For Climate Change? None. Mitigating nitrogen emissions is important generally, so typically what we have farmers do in the US is to use different fertilizers, or less fertilizers than what they are currently using, along with controlling water run-off, or planting nitrogen fixing plants, shrubs, or trees that will help re-balance the soil chemistry.
For Power? It gives you control over the food supply. If you're people can't feed themselves, they become dependent on you. Again, this is what the Bolsheviks did in Russia. They killed many hundreds of thousands of people, starving their political enemies and their supporters to deaths in weaponized famines. It also guarantees that your political allies in AgriBiz can't be challenged, and independent farmers can be destroyed, lessening competition for your corporate loyalists.

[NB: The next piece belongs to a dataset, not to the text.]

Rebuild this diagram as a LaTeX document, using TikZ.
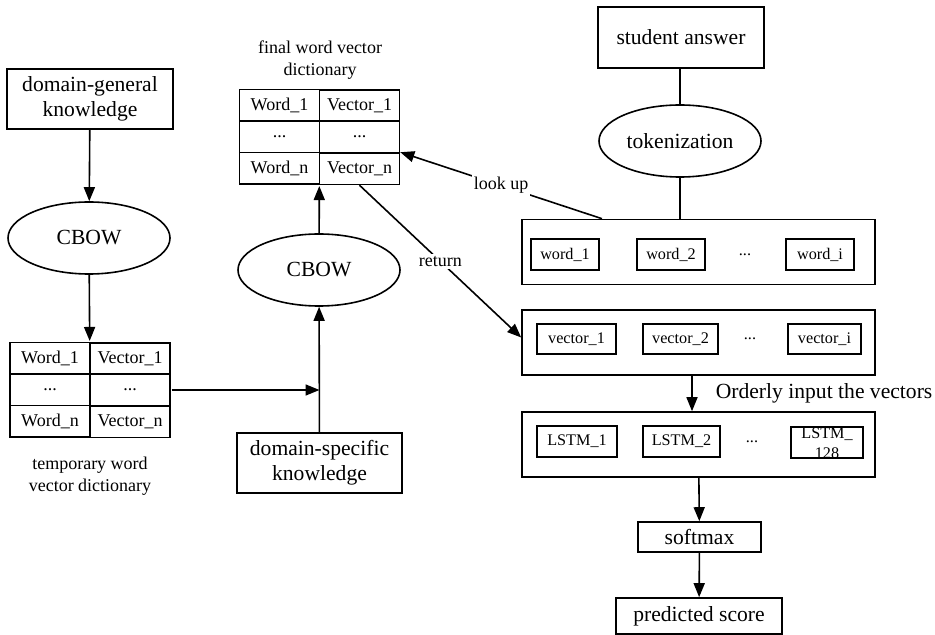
\documentclass[tikz,border=0pt]{standalone}
\usepackage{fontspec}
\setmainfont{Liberation Serif}
\usetikzlibrary{arrows.meta,matrix,shapes.geometric}
\newcommand\szbig{\fontsize{10.8}{12.5}\selectfont}
\newcommand\szmid{\fontsize{9}{11}\selectfont}
\newcommand\szsmall{\fontsize{8.1}{10}\selectfont}

\begin{document}
\begin{tikzpicture}[x=0.5pt,y=-0.5pt,line width=0.8pt,
  plainbox/.style={draw,rectangle,align=center,inner sep=0pt,font=\szbig},
  oval/.style={draw,ellipse,minimum width=81pt,minimum height=36pt,inner sep=0pt,font=\szbig},
  itembox/.style={draw,rectangle,minimum height=15.5pt,inner sep=0pt,font=\szsmall},
  holder/.style={draw,rectangle,minimum width=176.5pt,minimum height=32.5pt},
  dicttable/.style={matrix of nodes,inner sep=0pt,column sep=-0.8pt,row sep=-0.8pt,
    nodes={draw,minimum width=40pt,minimum height=15.7pt,inner sep=0pt,font=\szmid}},
  edgelabel/.style={fill=white,inner sep=1pt,font=\szmid},
  arr/.style={-{Triangle[length=7pt,width=5.5pt]}}]
\useasboundingbox (0,0) rectangle (935,635);

% left column
\node[plainbox,minimum width=83pt,minimum height=30pt] (general) at (90,99) {domain-general\\knowledge};
\node[oval] (cbowA) at (89,238) {CBOW};
\matrix[dicttable] (tempdict) at (90,390) {
  Word\_1 & Vector\_1\\
  ...     & ...\\
  Word\_n & Vector\_n\\
};
\node[align=center,font=\szmid] (tempcap) at (90,476) {temporary word\\vector dictionary};

% middle column
\node[align=center,font=\szmid] (finalcap) at (320,60) {final word vector\\dictionary};
\matrix[dicttable] (finaldict) at (319.5,137) {
  Word\_1 & Vector\_1\\
  ...     & ...\\
  Word\_n & Vector\_n\\
};
\node[oval] (cbowB) at (319,270) {CBOW};
\node[plainbox,minimum width=82.5pt,minimum height=30pt] (specific) at (319.5,463) {domain-specific\\knowledge};

% right column
\node[plainbox,minimum width=83pt,minimum height=30.5pt] (answer) at (681,37.5) {student answer};
\node[oval] (token) at (680,141) {tokenization};

\node[holder] (words) at (698.5,252) {};
\node[itembox,minimum width=34pt] (word1) at (565,254.5) {word\_1};
\node[itembox,minimum width=34pt] (word2) at (671,254.5) {word\_2};
\node[font=\szsmall] (worddots) at (745,254.5) {...};
\node[itembox,minimum width=34pt] (wordi) at (820,254.5) {word\_i};

\node[holder] (vectors) at (698.5,342.5) {};
\node[itembox,minimum width=39.5pt,minimum height=15pt] (vec1) at (576.5,339) {vector\_1};
\node[itembox,minimum width=37.5pt,minimum height=15pt] (vec2) at (680.5,339) {vector\_2};
\node[font=\szsmall] (vecdots) at (750,339) {...};
\node[itembox,minimum width=36.5pt,minimum height=15pt] (veci) at (824.5,339) {vector\_i};

\node[holder] (lstms) at (698.5,444.5) {};
\node[itembox,minimum width=40pt] (lstm1) at (577,441.5) {LSTM\_1};
\node[itembox,minimum width=38.5pt] (lstm2) at (681.5,441.5) {LSTM\_2};
\node[font=\szsmall] (lstmdots) at (752,442) {...};
\node[itembox,minimum width=36pt] (lstmn) at (827,442.5) {};
\node[align=center,inner sep=0pt,font=\szsmall] (lstmntext) at (827,443) {LSTM\_\\128};

\node[plainbox,minimum width=61.5pt,minimum height=15pt] (softmax) at (699.5,537) {softmax};
\node[plainbox,minimum width=83pt,minimum height=18pt] (score) at (699,616) {predicted score};

% connectors
\draw[arr] (general) -- (cbowA);
\draw[arr] (cbowA) -- (tempdict);
\draw[arr] (tempdict.east) -- (tempdict.east -| specific.north);
\draw[arr] (specific) -- (cbowB);
\draw[arr] (cbowB) -- (finaldict);
\draw (answer.south -| token.north) -- (token);
\draw (token) -- (token |- words.north);
\draw[arr] ([xshift=-48.25pt]words.north) -- node[edgelabel] (lookup) {look up} (finaldict-3-2.north east);
\draw[arr] (finaldict-3-2.south) -- node[edgelabel,pos=0.5] (return) {return} ([yshift=2.5pt]vectors.west);
\draw[arr] ([xshift=-3.25pt]vectors.south) -- ([xshift=-3.25pt]lstms.north);
\node[anchor=west,inner sep=0pt,font=\szbig] (orderly) at (715,393) {Orderly input the vectors};
\draw[arr] (lstms) -- (softmax);
\draw[arr] (softmax) -- (score);
\end{tikzpicture}
\end{document}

Do you have a sense of how effective the nitrogen mitigation is? I would assume that the Dutch would be among the best in the world at such mitigation given (a) their general awesomeness; and (b) their country is so tiny that any pollution would be a huge problem.
I'm afraid I don't know that level of specificity.
I genuinely did not know that, thank you. It still would make more sense to find ways to do farming without as much emissions then closing them down. Removing food production seems so illogical.
That's because it is, and is an entirely superfluous excuse to seize the food supply.
In the real world, soil ecology is super important to... farming, so the farmers will likely have a good incentive not to waste nitrogen (as it means wasted fertilizer), and don't want to harm their own waterways. Those incentives weren't taken because the point is to close farms.